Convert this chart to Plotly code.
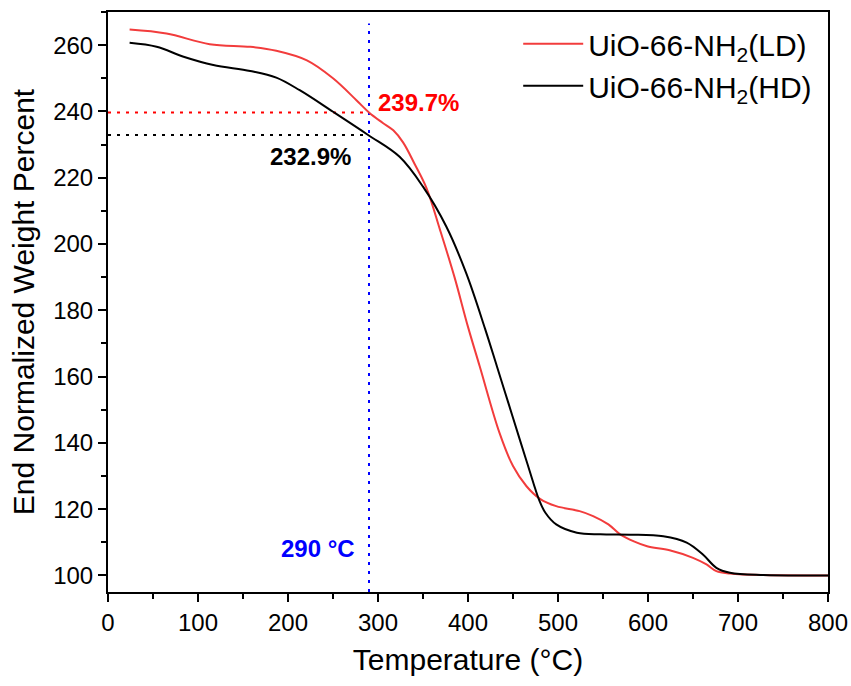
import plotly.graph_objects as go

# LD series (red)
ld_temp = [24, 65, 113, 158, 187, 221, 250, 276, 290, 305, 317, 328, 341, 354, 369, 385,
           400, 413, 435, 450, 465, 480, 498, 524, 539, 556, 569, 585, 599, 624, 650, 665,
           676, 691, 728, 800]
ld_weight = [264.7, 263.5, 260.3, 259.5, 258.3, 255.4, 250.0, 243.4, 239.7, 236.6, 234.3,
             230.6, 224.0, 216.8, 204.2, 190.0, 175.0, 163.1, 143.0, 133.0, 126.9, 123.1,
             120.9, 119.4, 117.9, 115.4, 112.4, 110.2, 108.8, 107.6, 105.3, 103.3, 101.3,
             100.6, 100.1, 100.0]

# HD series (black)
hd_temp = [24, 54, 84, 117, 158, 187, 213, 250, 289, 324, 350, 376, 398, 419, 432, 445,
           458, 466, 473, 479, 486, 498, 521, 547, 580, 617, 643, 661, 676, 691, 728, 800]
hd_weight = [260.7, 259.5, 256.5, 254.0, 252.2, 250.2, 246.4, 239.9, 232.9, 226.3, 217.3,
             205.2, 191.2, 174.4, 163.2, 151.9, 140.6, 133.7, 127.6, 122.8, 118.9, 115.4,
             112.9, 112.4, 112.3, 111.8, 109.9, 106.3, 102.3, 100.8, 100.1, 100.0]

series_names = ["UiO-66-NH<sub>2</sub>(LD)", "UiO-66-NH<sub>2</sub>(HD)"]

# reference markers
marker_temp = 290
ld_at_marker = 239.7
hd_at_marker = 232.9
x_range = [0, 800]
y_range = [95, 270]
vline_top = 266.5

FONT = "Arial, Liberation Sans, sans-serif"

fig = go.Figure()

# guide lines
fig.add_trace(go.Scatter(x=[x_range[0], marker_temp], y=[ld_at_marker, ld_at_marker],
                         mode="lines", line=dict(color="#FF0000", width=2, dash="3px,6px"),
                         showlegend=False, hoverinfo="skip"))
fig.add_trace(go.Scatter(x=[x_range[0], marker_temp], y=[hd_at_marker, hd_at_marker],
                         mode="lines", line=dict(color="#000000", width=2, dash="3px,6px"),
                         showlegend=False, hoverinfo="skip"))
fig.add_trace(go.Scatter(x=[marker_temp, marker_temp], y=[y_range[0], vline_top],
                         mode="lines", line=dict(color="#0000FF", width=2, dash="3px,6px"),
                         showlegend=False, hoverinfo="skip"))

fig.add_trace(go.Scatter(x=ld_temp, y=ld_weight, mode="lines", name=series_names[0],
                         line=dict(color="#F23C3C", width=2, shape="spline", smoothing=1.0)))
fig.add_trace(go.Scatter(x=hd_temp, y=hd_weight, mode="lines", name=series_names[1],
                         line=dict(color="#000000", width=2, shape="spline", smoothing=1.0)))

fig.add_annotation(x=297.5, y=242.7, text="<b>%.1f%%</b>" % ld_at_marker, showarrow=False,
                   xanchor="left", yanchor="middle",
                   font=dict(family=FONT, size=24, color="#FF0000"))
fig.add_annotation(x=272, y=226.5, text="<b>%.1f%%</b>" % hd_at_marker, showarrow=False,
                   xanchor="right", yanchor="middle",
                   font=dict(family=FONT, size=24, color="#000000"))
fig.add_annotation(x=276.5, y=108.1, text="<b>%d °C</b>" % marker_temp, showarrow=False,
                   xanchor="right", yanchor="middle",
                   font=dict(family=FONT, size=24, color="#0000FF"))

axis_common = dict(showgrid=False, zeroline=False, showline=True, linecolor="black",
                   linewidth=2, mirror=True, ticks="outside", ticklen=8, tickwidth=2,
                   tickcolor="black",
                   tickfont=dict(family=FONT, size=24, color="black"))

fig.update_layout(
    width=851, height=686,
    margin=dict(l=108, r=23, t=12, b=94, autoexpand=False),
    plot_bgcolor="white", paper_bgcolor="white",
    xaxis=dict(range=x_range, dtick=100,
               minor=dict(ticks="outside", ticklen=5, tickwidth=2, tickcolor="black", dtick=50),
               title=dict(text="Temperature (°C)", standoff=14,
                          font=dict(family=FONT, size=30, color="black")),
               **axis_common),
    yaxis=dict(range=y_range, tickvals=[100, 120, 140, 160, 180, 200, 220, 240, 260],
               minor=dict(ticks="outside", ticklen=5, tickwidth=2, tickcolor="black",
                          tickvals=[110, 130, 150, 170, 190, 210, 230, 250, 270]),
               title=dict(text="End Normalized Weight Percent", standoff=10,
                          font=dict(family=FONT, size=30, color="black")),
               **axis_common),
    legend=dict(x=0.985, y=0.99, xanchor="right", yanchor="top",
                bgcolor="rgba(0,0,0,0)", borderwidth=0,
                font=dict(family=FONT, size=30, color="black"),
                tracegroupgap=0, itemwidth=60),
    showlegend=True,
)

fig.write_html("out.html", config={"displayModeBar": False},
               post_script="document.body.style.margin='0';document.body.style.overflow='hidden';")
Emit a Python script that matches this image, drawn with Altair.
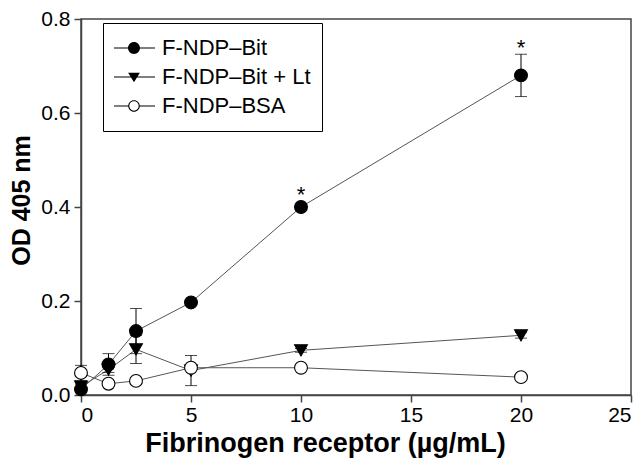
# # # # # # #
**WHAT TO DO**
Leave the pictures out and reproduce each record exactly as written.

**TASK RESPONSE**
Convert this chart to Plotly code.
import plotly.graph_objects as go

# LD series (red)
ld_temp = [24, 65, 113, 158, 187, 221, 250, 276, 290, 305, 317, 328, 341, 354, 369, 385,
           400, 413, 435, 450, 465, 480, 498, 524, 539, 556, 569, 585, 599, 624, 650, 665,
           676, 691, 728, 800]
ld_weight = [264.7, 263.5, 260.3, 259.5, 258.3, 255.4, 250.0, 243.4, 239.7, 236.6, 234.3,
             230.6, 224.0, 216.8, 204.2, 190.0, 175.0, 163.1, 143.0, 133.0, 126.9, 123.1,
             120.9, 119.4, 117.9, 115.4, 112.4, 110.2, 108.8, 107.6, 105.3, 103.3, 101.3,
             100.6, 100.1, 100.0]

# HD series (black)
hd_temp = [24, 54, 84, 117, 158, 187, 213, 250, 289, 324, 350, 376, 398, 419, 432, 445,
           458, 466, 473, 479, 486, 498, 521, 547, 580, 617, 643, 661, 676, 691, 728, 800]
hd_weight = [260.7, 259.5, 256.5, 254.0, 252.2, 250.2, 246.4, 239.9, 232.9, 226.3, 217.3,
             205.2, 191.2, 174.4, 163.2, 151.9, 140.6, 133.7, 127.6, 122.8, 118.9, 115.4,
             112.9, 112.4, 112.3, 111.8, 109.9, 106.3, 102.3, 100.8, 100.1, 100.0]

series_names = ["UiO-66-NH<sub>2</sub>(LD)", "UiO-66-NH<sub>2</sub>(HD)"]

# reference markers
marker_temp = 290
ld_at_marker = 239.7
hd_at_marker = 232.9
x_range = [0, 800]
y_range = [95, 270]
vline_top = 266.5

FONT = "Arial, Liberation Sans, sans-serif"

fig = go.Figure()

# guide lines
fig.add_trace(go.Scatter(x=[x_range[0], marker_temp], y=[ld_at_marker, ld_at_marker],
                         mode="lines", line=dict(color="#FF0000", width=2, dash="3px,6px"),
                         showlegend=False, hoverinfo="skip"))
fig.add_trace(go.Scatter(x=[x_range[0], marker_temp], y=[hd_at_marker, hd_at_marker],
                         mode="lines", line=dict(color="#000000", width=2, dash="3px,6px"),
                         showlegend=False, hoverinfo="skip"))
fig.add_trace(go.Scatter(x=[marker_temp, marker_temp], y=[y_range[0], vline_top],
                         mode="lines", line=dict(color="#0000FF", width=2, dash="3px,6px"),
                         showlegend=False, hoverinfo="skip"))

fig.add_trace(go.Scatter(x=ld_temp, y=ld_weight, mode="lines", name=series_names[0],
                         line=dict(color="#F23C3C", width=2, shape="spline", smoothing=1.0)))
fig.add_trace(go.Scatter(x=hd_temp, y=hd_weight, mode="lines", name=series_names[1],
                         line=dict(color="#000000", width=2, shape="spline", smoothing=1.0)))

fig.add_annotation(x=297.5, y=242.7, text="<b>%.1f%%</b>" % ld_at_marker, showarrow=False,
                   xanchor="left", yanchor="middle",
                   font=dict(family=FONT, size=24, color="#FF0000"))
fig.add_annotation(x=272, y=226.5, text="<b>%.1f%%</b>" % hd_at_marker, showarrow=False,
                   xanchor="right", yanchor="middle",
                   font=dict(family=FONT, size=24, color="#000000"))
fig.add_annotation(x=276.5, y=108.1, text="<b>%d °C</b>" % marker_temp, showarrow=False,
                   xanchor="right", yanchor="middle",
                   font=dict(family=FONT, size=24, color="#0000FF"))

axis_common = dict(showgrid=False, zeroline=False, showline=True, linecolor="black",
                   linewidth=2, mirror=True, ticks="outside", ticklen=8, tickwidth=2,
                   tickcolor="black",
                   tickfont=dict(family=FONT, size=24, color="black"))

fig.update_layout(
    width=851, height=686,
    margin=dict(l=108, r=23, t=12, b=94, autoexpand=False),
    plot_bgcolor="white", paper_bgcolor="white",
    xaxis=dict(range=x_range, dtick=100,
               minor=dict(ticks="outside", ticklen=5, tickwidth=2, tickcolor="black", dtick=50),
               title=dict(text="Temperature (°C)", standoff=14,
                          font=dict(family=FONT, size=30, color="black")),
               **axis_common),
    yaxis=dict(range=y_range, tickvals=[100, 120, 140, 160, 180, 200, 220, 240, 260],
               minor=dict(ticks="outside", ticklen=5, tickwidth=2, tickcolor="black",
                          tickvals=[110, 130, 150, 170, 190, 210, 230, 250, 270]),
               title=dict(text="End Normalized Weight Percent", standoff=10,
                          font=dict(family=FONT, size=30, color="black")),
               **axis_common),
    legend=dict(x=0.985, y=0.99, xanchor="right", yanchor="top",
                bgcolor="rgba(0,0,0,0)", borderwidth=0,
                font=dict(family=FONT, size=30, color="black"),
                tracegroupgap=0, itemwidth=60),
    showlegend=True,
)

fig.write_html("out.html", config={"displayModeBar": False},
               post_script="document.body.style.margin='0';document.body.style.overflow='hidden';")
Emit a Python script that matches this image, drawn with Altair.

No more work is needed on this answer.